Wednesday, May 3, 2017


 There was a piece in last Sunday’s New York Times in which Norman Podhoretz reminisced about the days when passions ran high at serious literary parties.  Fists were known to fly.  That’s Podhoretz below:

He once gave Saul Bellow’s The Adventures of Augie March a bad review.  That’s Bellow, below:

Podhoretz says in the New York Times piece, “Bellow wouldn’t speak to me for years. It was only when he decided he couldn’t stand Alfred Kazin anymore that we became sort of friendly.

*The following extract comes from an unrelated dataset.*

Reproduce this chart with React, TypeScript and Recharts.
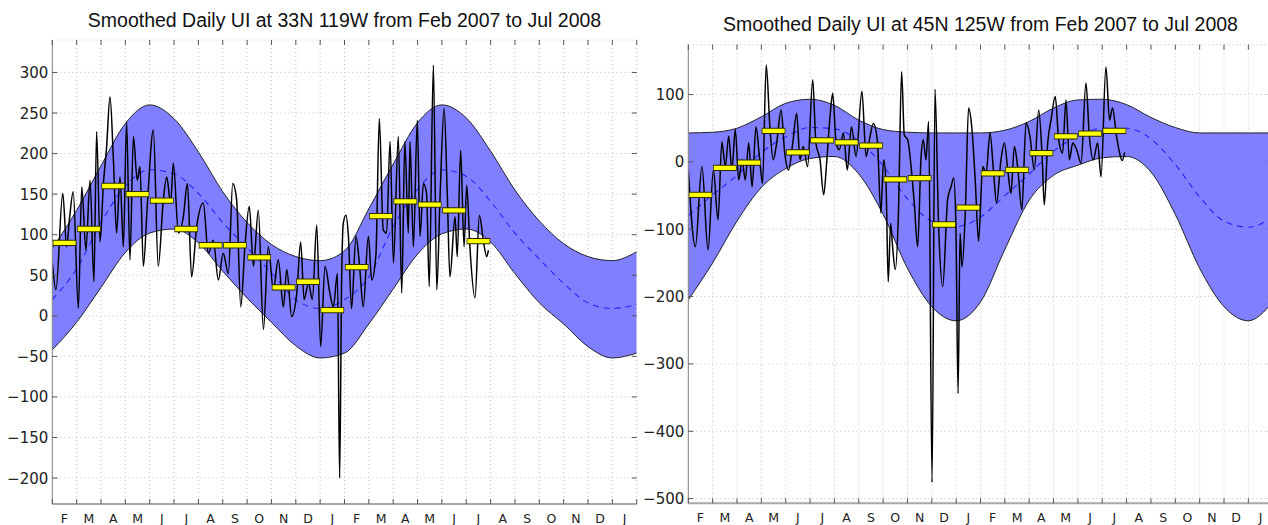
import React from 'react'
import { ComposedChart, Area, Line, XAxis, YAxis, CartesianGrid } from 'recharts'

// month axis: Feb 2007 .. Jan 2009, ticks on month boundaries, letters mid-month
const monthLetters = ['F', 'M', 'A', 'M', 'J', 'J', 'A', 'S', 'O', 'N', 'D', 'J', 'F', 'M', 'A', 'M', 'J', 'J', 'A', 'S', 'O', 'N', 'D', 'J']
const monthTicks = [0, 1, 2, 3, 4, 5, 6, 7, 8, 9, 10, 11, 12, 13, 14, 15, 16, 17, 18, 19, 20, 21, 22, 23, 24]

// ---- 33N 119W ----
const leftTitle = 'Smoothed Daily UI at 33N 119W from Feb 2007 to Jul 2008'
const leftYTicks = [-200, -150, -100, -50, 0, 50, 100, 150, 200, 250, 300]
const leftYDomain: [number, number] = [-232, 340]
// climatology at each month boundary
const leftUpper = [83, 130, 185, 237, 260, 243, 202, 153, 115, 88, 73, 68, 80, 132, 187, 238, 260, 244, 203, 155, 117, 89, 73, 68, 79]
const leftLower = [-42, -8, 35, 78, 102, 107, 90, 55, 22, -8, -37, -52, -46, -10, 33, 76, 101, 107, 91, 52, 16, -10, -38, -52, -46]
const leftMean = [20, 58, 115, 160, 180, 175, 151, 115, 84, 53, 20, 9, 20, 48, 110, 156, 180, 172, 141, 102, 70, 40, 16, 9, 14]
// monthly means Feb 2007 .. Jul 2008
const leftMonthly = [90, 107, 160, 150, 142, 107, 87, 87, 72, 35, 42, 7, 60, 123, 141, 137, 130, 92]
// smoothed daily index [month, value]
const leftDaily = [
  [0.0, 65], [0.15, 32], [0.43, 151], [0.59, 85], [0.7, 118], [0.86, 153], [1.07, 9], [1.21, 159], [1.38, 81],
  [1.55, 167], [1.71, 42], [1.82, 227], [1.96, 91], [2.1, 163], [2.23, 208], [2.37, 270], [2.51, 192], [2.64, 102],
  [2.78, 171], [2.92, 85], [3.05, 239], [3.19, 69], [3.33, 221], [3.49, 167], [3.6, 184], [3.74, 61], [3.9, 135],
  [4.15, 229], [4.35, 61], [4.56, 143], [4.7, 171], [4.86, 139], [4.97, 188], [5.18, 102], [5.38, 122], [5.55, 163],
  [5.72, 48], [5.93, 110], [6.2, 139], [6.41, 77], [6.61, 93], [6.82, 44], [7.02, 77], [7.23, 52], [7.41, 163],
  [7.57, 143], [7.74, 11], [7.91, 85], [8.09, 135], [8.26, 61], [8.46, 130], [8.67, -17], [8.87, 85], [9.08, 32],
  [9.28, 69], [9.49, 11], [9.63, 57], [9.83, -1], [10.04, 28], [10.2, 91], [10.34, 20], [10.52, 40], [10.68, 20],
  [10.86, 112], [11.02, -38], [11.2, 61], [11.4, 28], [11.54, 11], [11.71, 52], [11.8, -200], [11.88, 40], [11.95, 114],
  [12.06, 124], [12.16, 98], [12.29, 9], [12.47, 98], [12.61, 65], [12.77, 11], [12.98, 98], [13.12, 44], [13.29, 75],
  [13.43, 243], [13.59, 106], [13.73, 102], [13.87, 215], [14.01, 65], [14.21, 221], [14.35, 28], [14.48, 215],
  [14.62, 102], [14.69, 215], [14.83, 85], [14.99, 241], [15.1, 98], [15.24, 163], [15.37, 151], [15.48, 36],
  [15.65, 309], [15.79, 32], [15.92, 143], [16.09, 256], [16.22, 151], [16.33, 48], [16.54, 122], [16.63, 73],
  [16.77, 204], [16.91, 85], [17.02, 161], [17.15, 85], [17.36, 22], [17.54, 124], [17.7, 93], [17.84, 73], [17.91, 81],
]

// ---- 45N 125W ----
const rightTitle = 'Smoothed Daily UI at 45N 125W from Feb 2007 to Jul 2008'
const rightYTicks = [-500, -400, -300, -200, -100, 0, 100]
const rightYDomain: [number, number] = [-507, 174]
const rightUpper = [43, 44, 50, 67, 87, 93, 84, 62, 48, 44, 43, 43, 43, 47, 60, 80, 92, 93, 85, 66, 51, 43, 43, 43, 43]
const rightLower = [-205, -150, -88, -38, -10, 5, 8, -18, -78, -158, -215, -236, -208, -130, -57, -20, -5, 6, 8, -15, -78, -158, -215, -236, -208]
const rightMean = [-80, -49, -20, 14, 37, 51, 49, 31, -6, -55, -88, -96, -82, -50, -18, 16, 38, 50, 50, 34, -4, -52, -88, -97, -82]
const rightMonthly = [-49, -9, -1, 46, 14, 32, 29, 24, -26, -24, -93, -68, -17, -12, 13, 38, 42, 46]
const rightDaily = [
  [0.0, -12], [0.29, -126], [0.56, -7], [0.81, -131], [1.03, -12], [1.22, -86], [1.38, 30], [1.52, -7], [1.66, 38],
  [1.79, -12], [1.93, 48], [2.07, -27], [2.21, 3], [2.34, -27], [2.48, 28], [2.62, -37], [2.78, 52], [2.92, 8],
  [3.05, -32], [3.2, 144], [3.35, 52], [3.49, 3], [3.63, 28], [3.81, 77], [3.96, 13], [4.12, -12], [4.29, 28],
  [4.45, 72], [4.59, 3], [4.72, 23], [4.9, -7], [5.11, 122], [5.24, 28], [5.41, 3], [5.56, -49], [5.68, -2],
  [5.82, 67], [5.93, 102], [6.07, 28], [6.2, 18], [6.37, 43], [6.53, -12], [6.7, 52], [6.89, 8], [7.13, 105],
  [7.3, 8], [7.44, 33], [7.6, 57], [7.76, 33], [7.91, -76], [8.02, 3], [8.12, -32], [8.21, -178], [8.31, -91],
  [8.39, -126], [8.5, -160], [8.63, -76], [8.76, 134], [8.87, 40], [9.01, 33], [9.15, -7], [9.28, -61], [9.42, -126],
  [9.56, 8], [9.65, 33], [9.76, 3], [9.87, 60], [10.01, -476], [10.13, 108], [10.28, -96], [10.45, -185], [10.65, -56],
  [10.79, -37], [10.9, -24], [10.99, -96], [11.08, -344], [11.16, -106], [11.24, -156], [11.38, -71], [11.51, 80],
  [11.65, 48], [11.79, -32], [11.92, -118], [12.09, -7], [12.23, -17], [12.39, 43], [12.53, -12], [12.66, -61],
  [12.84, 3], [12.98, 28], [13.12, -12], [13.25, -47], [13.39, 23], [13.53, -9], [13.7, -71], [13.87, 58], [14.03, 38],
  [14.21, -12], [14.39, 77], [14.53, 8], [14.62, -64], [14.76, 28], [14.9, 63], [15.07, 97], [15.21, 33], [15.37, 13],
  [15.51, 92], [15.65, 3], [15.79, 28], [15.95, 18], [16.13, -2], [16.33, 117], [16.47, 38], [16.63, 3], [16.81, 28],
  [16.95, -22], [17.15, 141], [17.3, 62], [17.42, 80], [17.58, 40], [17.72, 12], [17.82, 2], [17.92, 14],
]

const CHART_W = 660
const CHART_H = 525
const Y_AXIS_W = 52.3
const PLOT_W = 584.4
const TICK_FONT = '"DejaVu Sans", sans-serif'
const AXIS_GRAY = '#808080'

const fmt = (v: number) => (v < 0 ? `\u2212${-v}` : `${v}`)

type PanelProps = {
  left: number
  plotTop: number
  xAxisH: number
  upper: number[]
  lower: number[]
  mean: number[]
  daily: number[][]
  monthly: number[]
  yDomain: [number, number]
  yTicks: number[]
}

function Panel(p: PanelProps) {
  const plotLeft = Y_AXIS_W
  const plotRight = Y_AXIS_W + PLOT_W
  const plotBottom = CHART_H - p.xAxisH
  const monthW = PLOT_W / 24

  const clim = monthTicks.map((m, i) => ({
    m,
    upper: p.upper[i],
    lower: p.lower[i],
    mean: p.mean[i],
    band: [p.lower[i], p.upper[i]],
  }))
  const dailyData = p.daily.map(([m, v]) => ({ m, v }))
  // each monthly mean drawn as a short horizontal bar across its month
  const barEdge = p.monthly.flatMap((v, i) => [{ m: i + 0.015, v }, { m: i + 0.985, v }, { m: i + 0.99, v: null }])
  const barFill = p.monthly.flatMap((v, i) => [{ m: i + 0.045, v }, { m: i + 0.955, v }, { m: i + 0.96, v: null }])

  const renderXTick = (props: any) => {
    const { x, payload } = props
    const label = monthLetters[payload.value]
    return (
      <g>
        <line x1={x} x2={x} y1={plotBottom} y2={plotBottom - 5} stroke="#555" />
        <line x1={x} x2={x} y1={p.plotTop} y2={p.plotTop + 5} stroke="#555" />
        {label && (
          <text x={x + monthW / 2} y={plotBottom + 19} textAnchor="middle" fontSize={12.5} fontFamily={TICK_FONT} fill="#222">
            {label}
          </text>
        )}
      </g>
    )
  }

  const renderYTick = (props: any) => {
    const { y, payload } = props
    return (
      <g>
        <line x1={plotLeft} x2={plotLeft + 5} y1={y} y2={y} stroke="#555" />
        <line x1={plotRight} x2={plotRight - 5} y1={y} y2={y} stroke="#555" />
        <text x={plotLeft - 4} y={y + 5.5} textAnchor="end" fontSize={15} fontFamily={TICK_FONT} fill="#222">
          {fmt(payload.value)}
        </text>
      </g>
    )
  }

  return (
    <div style={{ position: 'absolute', left: p.left, top: 0 }}>
      <ComposedChart
        width={CHART_W}
        height={CHART_H}
        data={clim}
        margin={{ top: p.plotTop, right: CHART_W - plotRight, bottom: 0, left: 0 }}
      >
        <CartesianGrid stroke="#c2c2c2" strokeDasharray="1 3" />
        <XAxis
          dataKey="m"
          type="number"
          domain={[0, 24]}
          ticks={monthTicks}
          interval={0}
          height={p.xAxisH}
          tick={renderXTick}
          tickLine={false}
          axisLine={{ stroke: '#a8a8a8', strokeWidth: 2 }}
          allowDataOverflow
        />
        <XAxis
          xAxisId="top"
          orientation="top"
          type="number"
          domain={[0, 24]}
          height={0}
          tick={false}
          tickLine={false}
          axisLine={{ stroke: AXIS_GRAY }}
        />
        <YAxis
          type="number"
          domain={p.yDomain}
          ticks={p.yTicks}
          interval={0}
          width={Y_AXIS_W}
          tick={renderYTick}
          tickLine={false}
          axisLine={{ stroke: AXIS_GRAY }}
          allowDataOverflow
        />
        <YAxis
          yAxisId="r"
          orientation="right"
          type="number"
          domain={p.yDomain}
          width={0}
          tick={false}
          tickLine={false}
          axisLine={{ stroke: AXIS_GRAY }}
        />
        <Area dataKey="band" type="monotone" fill="#7f7fff" fillOpacity={1} stroke="none" isAnimationActive={false} />
        <Line dataKey="upper" type="monotone" stroke="#111" strokeWidth={0.9} dot={false} activeDot={false} isAnimationActive={false} />
        <Line dataKey="lower" type="monotone" stroke="#111" strokeWidth={0.9} dot={false} activeDot={false} isAnimationActive={false} />
        <Line dataKey="mean" type="monotone" stroke="#2424ff" strokeWidth={1.1} strokeDasharray="6 5" dot={false} activeDot={false} isAnimationActive={false} />
        <Line data={dailyData} dataKey="v" type="monotone" stroke="#000" strokeWidth={1.5} dot={false} activeDot={false} isAnimationActive={false} />
        <Line data={barEdge} dataKey="v" type="linear" stroke="#2a2a00" strokeWidth={6.3} connectNulls={false} dot={false} activeDot={false} isAnimationActive={false} />
        <Line data={barFill} dataKey="v" type="linear" stroke="#ffff00" strokeWidth={4.3} connectNulls={false} dot={false} activeDot={false} isAnimationActive={false} />
      </ComposedChart>
    </div>
  )
}

export default function App() {
  return (
    <div
      style={{
        position: 'fixed',
        left: 0,
        top: 0,
        width: 1268,
        height: 525,
        overflow: 'hidden',
        background: '#fff',
      }}
    >
      <Panel
        left={0}
        plotTop={40}
        xAxisH={21}
        upper={leftUpper}
        lower={leftLower}
        mean={leftMean}
        daily={leftDaily}
        monthly={leftMonthly}
        yDomain={leftYDomain}
        yTicks={leftYTicks}
      />
      <Panel
        left={636}
        plotTop={44.7}
        xAxisH={21.7}
        upper={rightUpper}
        lower={rightLower}
        mean={rightMean}
        daily={rightDaily}
        monthly={rightMonthly}
        yDomain={rightYDomain}
        yTicks={rightYTicks}
      />
      <svg width={1268} height={60} style={{ position: 'absolute', left: 0, top: 0, pointerEvents: 'none' }}>
        <text x={344.5} y={26.5} textAnchor="middle" fontSize={19.5} fontFamily='"Liberation Sans", Arial, sans-serif' fill="#111">
          {leftTitle}
        </text>
        <text x={980.5} y={31} textAnchor="middle" fontSize={19.5} fontFamily='"Liberation Sans", Arial, sans-serif' fill="#111">
          {rightTitle}
        </text>
      </svg>
    </div>
  )
}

We were sitting together in a meeting, Saul and I, and Kazin was over there, and he said, ‘Look at him, he looks like he just ate a pastrami sandwich out of a stained brown piece of paper’ …”  That’s Kazin below:

Now, I suspect I’m not alive to all the ethnic and social ramifications at play here because I don’t see what’s so wrong with looking like you just ate a pastrami sandwich.  I mean I’m not sure there’s only one way a person might look having just eaten a pastrami sandwich; but I imagine contented would be one of them.  And what's wrong with that?  So maybe the problem’s with the stained brown piece of paper.  Is that a class thing?  Maybe.  But surely a good pastrami sandwich is always likely to be wet and runny, and to stain whatever it’s wrapped in, isn’t it?  Anybody got any views?